Today, all newly enlisted Sailors are trained at one location – Recruit Training Command, Great Lakes, just outside of Chicago, Illinois. This was not always the case, however, despite the occasional, historically inaccurate reference indicating otherwise. See for example a recent Naval Postgraduate School thesis which begins by stating that “since July 1, 1911, all incoming naval recruits attend the Navy’s boot camp at Recruit Training Command (RTC), in Great Lakes, IL” (Link). This is not quite accurate. Let’s explore a bit of the history of basic training, or “boot camp,” to see how.
Prior to 1881, enlisted sailors completed initial training while underway at sea, in a style similar to a traditional apprenticeship. By 1902, a common training textbook and manual was introduced with the publication of The Bluejacket’s Manual, which is still updated today.
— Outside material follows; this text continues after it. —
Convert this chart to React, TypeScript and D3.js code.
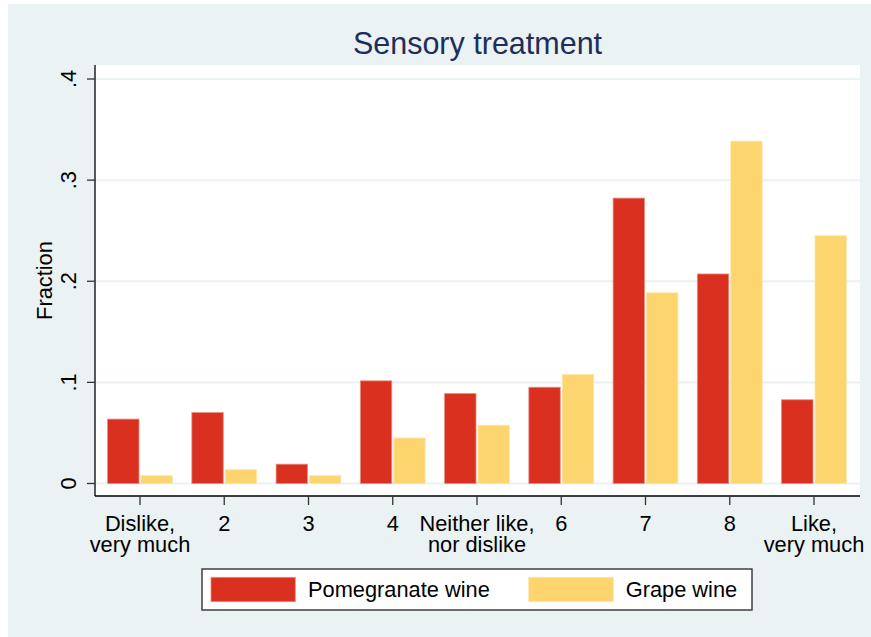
import React from "react";
import * as d3 from "d3";

const categories = ["c1", "c2", "c3", "c4", "c5", "c6", "c7", "c8", "c9"];
const categoryLabels: string[][] = [
  ["Dislike,", "very much"],
  ["2"],
  ["3"],
  ["4"],
  ["Neither like,", "nor dislike"],
  ["6"],
  ["7"],
  ["8"],
  ["Like,", "very much"],
];
const pomegranate = [0.0637, 0.0701, 0.0191, 0.1015, 0.0889, 0.0952, 0.2822, 0.2072, 0.0828];
const grape = [0.0077, 0.0137, 0.0077, 0.045, 0.0576, 0.1077, 0.1886, 0.3385, 0.245];
const yTicks = [0, 0.1, 0.2, 0.3, 0.4];
const yTickLabels = ["0", ".1", ".2", ".3", ".4"];
const seriesNames = ["Pomegranate wine", "Grape wine"];

const W = 871;
const H = 637;
const BG = "#EAF2F3";
const RED = "#D9301F";
const YEL = "#FDD56F";
const FONT = "'Liberation Sans', Arial, Helvetica, sans-serif";

export default function App() {
  const plotL = 95, plotR = 860, plotT = 65, plotB = 496;
  const x = d3.scalePoint<string>().domain(categories).range([140, 814]);
  const y = d3.scaleLinear().domain([0, 0.4]).range([483.5, 79]);
  const bw = 31.4;
  const fs = 21.8;

  return (
    <div style={{ position: "absolute", left: 0, top: 0 }}>
      <svg width={W} height={H} style={{ display: "block" }} fontFamily={FONT}>
        <rect x={0} y={0} width={W} height={H} fill="#ffffff" />
        <rect x={8} y={4} width={W - 8} height={H - 4} fill={BG} />
        <rect x={plotL} y={plotT} width={plotR - plotL} height={plotB - plotT} fill="#ffffff" />
        {yTicks.map((t) => (
          <line key={"g" + t} x1={plotL} x2={plotR} y1={y(t)} y2={y(t)} stroke={BG} strokeWidth={2} />
        ))}
        {categories.map((c, i) => {
          const cx = x(c) as number;
          return (
            <g key={c}>
              <rect
                x={cx - 1 - bw}
                y={y(pomegranate[i])}
                width={bw}
                height={y(0) - y(pomegranate[i])}
                fill={RED}
                stroke="#ec8a80"
                strokeWidth={0.8}
              />
              <rect
                x={cx + 1}
                y={y(grape[i])}
                width={bw}
                height={y(0) - y(grape[i])}
                fill={YEL}
                stroke="#fde6a8"
                strokeWidth={0.8}
              />
            </g>
          );
        })}
        {/* y axis */}
        <line x1={plotL} x2={plotL} y1={plotT} y2={plotB} stroke="#000" strokeWidth={1.3} />
        {yTicks.map((t, i) => (
          <g key={"t" + t}>
            <line x1={plotL - 8} x2={plotL} y1={y(t)} y2={y(t)} stroke="#333" strokeWidth={1.3} />
            <text
              transform={`translate(75.5,${y(t)}) rotate(-90)`}
              textAnchor="middle"
              fontSize={fs}
              fill="#000"
            >
              {yTickLabels[i]}
            </text>
          </g>
        ))}
        <text
          transform={`translate(52,${(plotT + plotB) / 2}) rotate(-90)`}
          textAnchor="middle"
          fontSize={fs}
          fill="#000"
        >
          Fraction
        </text>
        {/* x axis */}
        <line x1={plotL} x2={plotR} y1={plotB} y2={plotB} stroke="#000" strokeWidth={1.3} />
        {categories.map((c, i) => {
          const cx = x(c) as number;
          return (
            <g key={"x" + c}>
              <line x1={cx} x2={cx} y1={plotB} y2={plotB + 9} stroke="#333" strokeWidth={1.3} />
              {categoryLabels[i].map((ln, j) => (
                <text key={j} x={cx} y={530.5 + j * 21.5} textAnchor="middle" fontSize={fs} fill="#000">
                  {ln}
                </text>
              ))}
            </g>
          );
        })}
        {/* title */}
        <text x={(plotL + plotR) / 2} y={54.3} textAnchor="middle" fontSize={30.5} fill="#1e2e5a">
          Sensory treatment
        </text>
        {/* legend */}
        <rect x={202} y={569} width={550} height={41} fill="#ffffff" stroke="#333" strokeWidth={1.4} />
        <rect x={211} y={577.3} width={84.3} height={24.4} fill={RED} stroke="#ec8a80" strokeWidth={0.8} />
        <text x={308} y={597.3} fontSize={fs} fill="#000">{seriesNames[0]}</text>
        <rect x={528.7} y={577.3} width={84.6} height={24.4} fill={YEL} stroke="#fde6a8" strokeWidth={0.8} />
        <text x={625.7} y={597.3} fontSize={fs} fill="#000">{seriesNames[1]}</text>
      </svg>
    </div>
  );
}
President Theodore Roosevelt approved a Naval training center at Great Lakes in 1905, and in 1911 President William Howard Taft attended the first graduation of 300 basically-trained sailors from Recruit Training Command. With the opening of Great Lakes, this situation was certainly changed forever. However, Great Lakes was not the only location for basic Naval training during the 20th century. Two other centers also served this purpose in both San Diego, California and Orlando, Florida.
Recruit Training Center San Diego was commissioned in 1923, and used for recruit training until 1994. RTC San Diego housed and trained approximately 25,000 sailors during World War II, as well as tens of thousands more sailors throughout both the Korean and Vietnam Wars. The training facility even served as a filming location for Top Gun, along with an assortment of other films.
During its long history, RTC San Diego was home to the USS Recruit (TDE-1), or the USS “Neversail” as it was colloquially known. The ship was commissioned in 1949 and built on a concrete slab, hence its nickname. The ship was used to train recruits at San Diego for decades, and was for most of its history the only ship in the United States Navy to be both completely landlocked and commissioned at the same time. After the closure of training activities at San Diego, the ship was left behind, and stands at its same location to this day. There have been ongoing discussions to turn the ship into a maritime museum (with no headway, unfortunately) and it is currently listed in the National Register of Historic Places.
Recruit Training Center Orlando was the third location for basic Naval training during the 20th century. It operated for 25 years, opening in 1970 and closing just one year after RTC San Diego as part of the Base Realignment and Closure process. It trained an impressive 650,000 sailors during its relatively short operation.
Click the video below for a brief personal reflection on the impact and importance of the oft-forgotten RTC Orlando.
In addition to both Naval training centers at Orlando and San Diego, various training stations have been in sporadic use across the country. During World War II, for instance, training stations were established at Bainbridge, Maryland; Newport, Rhode Island, and even, of all places, rural Idaho (link to 2010 PBS documentary on the subject). The history behind each of these recruit training centers is brief, yet fascinating.
With two of the permanent recruit training centers in Orlando and San Diego closed, RTC Great Lakes became the sole training center for enlisted Sailors in 1995 (not 1911, as indicated in the thesis referenced above). Like RTC San Diego before it, the training process at RTC Great Lakes culminates in a real-world, ship-based simulation known as Battle Stations.
Battle Stations is the culminating 12-hour long event of the RTC Great Lakes training process, and takes place on board the USS Trayer (BST 21), an Arleigh-Burke class destroyer (simulator) commissioned in 2007. Recruits endure a grueling barrage of simulated fire-fighting, damage control, and overall chaos, in preparation for service in the fleet.
While much has changed in the long history of basic Naval training, the core mission has remained the same always and everywhere – prepare the next generation of sailors for service on the seas.